Give an exact transcription of every line, dropping the images.
---------------
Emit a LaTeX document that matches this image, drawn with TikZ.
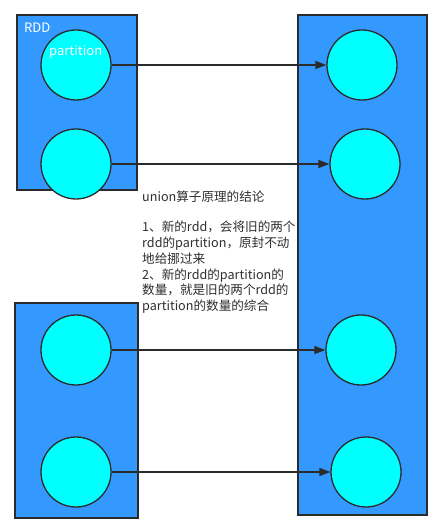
\documentclass[tikz,border=0pt]{standalone}
\usepackage{fontspec}
\setmainfont{Noto Sans CJK SC}
\usetikzlibrary{arrows.meta}
\definecolor{rddblue}{HTML}{3399FF}
\definecolor{partcyan}{HTML}{00FFFF}
\definecolor{edge}{HTML}{2B2B2B}
\definecolor{txt}{HTML}{2E2E2E}
\begin{document}
\begin{tikzpicture}[x=1pt,y=-1pt,
  rddbox/.style={draw=edge,line width=1.5pt,fill=rddblue},
  part/.style={circle,draw=edge,line width=1.3pt,fill=partcyan,minimum size=70pt,inner sep=0pt},
  conn/.style={draw=edge,line width=1.4pt,-{Triangle[length=11pt,width=8pt]}},
  lbl/.style={text=white,font=\fontsize{13pt}{15pt}\selectfont,inner sep=0pt}]
\useasboundingbox (0,0) rectangle (443,526);
% RDD boxes
\draw[rddbox] (17,15) rectangle (137,190) coordinate (rddA);
\draw[rddbox] (15,303) rectangle (138,518) coordinate (rddB);
\draw[rddbox] (298,15) rectangle (427,515) coordinate (rddU);
% partitions left
\node[part] (p1) at (76,65) {};
\node[part] (p2) at (76,164) {};
\node[part] (p3) at (76,350) {};
\node[part] (p4) at (76,472) {};
% partitions right
\node[part] (q1) at (362,65) {};
\node[part] (q2) at (365,164) {};
\node[part] (q3) at (361,350) {};
\node[part] (q4) at (366,472) {};
% labels
\node[lbl,anchor=west] (rddlabel) at (24,28) {RDD};
\node[lbl,anchor=west] (plabel) at (49,52) {partition};
% connectors
\draw[conn] (p1) -- (q1);
\draw[conn] (p2) -- (q2);
\draw[conn] (p3) -- (q3);
\draw[conn] (p4) -- (q4);
% note
\node[anchor=north west,align=left,text=txt,inner sep=0pt,
  font=\fontsize{12.6pt}{15.8pt}\selectfont] (note) at (142,191)
  {union算子原理的结论\\[14pt]
   1、新的rdd，会将旧的两个\\
   rdd的partition，原封不动\\
   地给挪过来\\
   2、新的rdd的partition的\\
   数量，就是旧的两个rdd的\\
   partition的数量的综合};
\end{tikzpicture}
\end{document}
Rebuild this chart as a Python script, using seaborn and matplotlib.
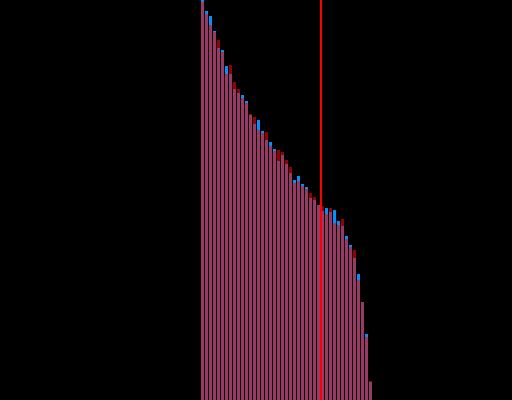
---------------
(Response below)
Emit a LaTeX document that matches this image, drawn with TikZ.
\documentclass[tikz,border=0pt]{standalone}
\usepackage{fontspec}
\setmainfont{Noto Sans CJK SC}
\usetikzlibrary{arrows.meta}
\definecolor{rddblue}{HTML}{3399FF}
\definecolor{partcyan}{HTML}{00FFFF}
\definecolor{edge}{HTML}{2B2B2B}
\definecolor{txt}{HTML}{2E2E2E}
\begin{document}
\begin{tikzpicture}[x=1pt,y=-1pt,
  rddbox/.style={draw=edge,line width=1.5pt,fill=rddblue},
  part/.style={circle,draw=edge,line width=1.3pt,fill=partcyan,minimum size=70pt,inner sep=0pt},
  conn/.style={draw=edge,line width=1.4pt,-{Triangle[length=11pt,width=8pt]}},
  lbl/.style={text=white,font=\fontsize{13pt}{15pt}\selectfont,inner sep=0pt}]
\useasboundingbox (0,0) rectangle (443,526);
% RDD boxes
\draw[rddbox] (17,15) rectangle (137,190) coordinate (rddA);
\draw[rddbox] (15,303) rectangle (138,518) coordinate (rddB);
\draw[rddbox] (298,15) rectangle (427,515) coordinate (rddU);
% partitions left
\node[part] (p1) at (76,65) {};
\node[part] (p2) at (76,164) {};
\node[part] (p3) at (76,350) {};
\node[part] (p4) at (76,472) {};
% partitions right
\node[part] (q1) at (362,65) {};
\node[part] (q2) at (365,164) {};
\node[part] (q3) at (361,350) {};
\node[part] (q4) at (366,472) {};
% labels
\node[lbl,anchor=west] (rddlabel) at (24,28) {RDD};
\node[lbl,anchor=west] (plabel) at (49,52) {partition};
% connectors
\draw[conn] (p1) -- (q1);
\draw[conn] (p2) -- (q2);
\draw[conn] (p3) -- (q3);
\draw[conn] (p4) -- (q4);
% note
\node[anchor=north west,align=left,text=txt,inner sep=0pt,
  font=\fontsize{12.6pt}{15.8pt}\selectfont] (note) at (142,191)
  {union算子原理的结论\\[14pt]
   1、新的rdd，会将旧的两个\\
   rdd的partition，原封不动\\
   地给挪过来\\
   2、新的rdd的partition的\\
   数量，就是旧的两个rdd的\\
   partition的数量的综合};
\end{tikzpicture}
\end{document}
Rebuild this chart as a Python script, using seaborn and matplotlib.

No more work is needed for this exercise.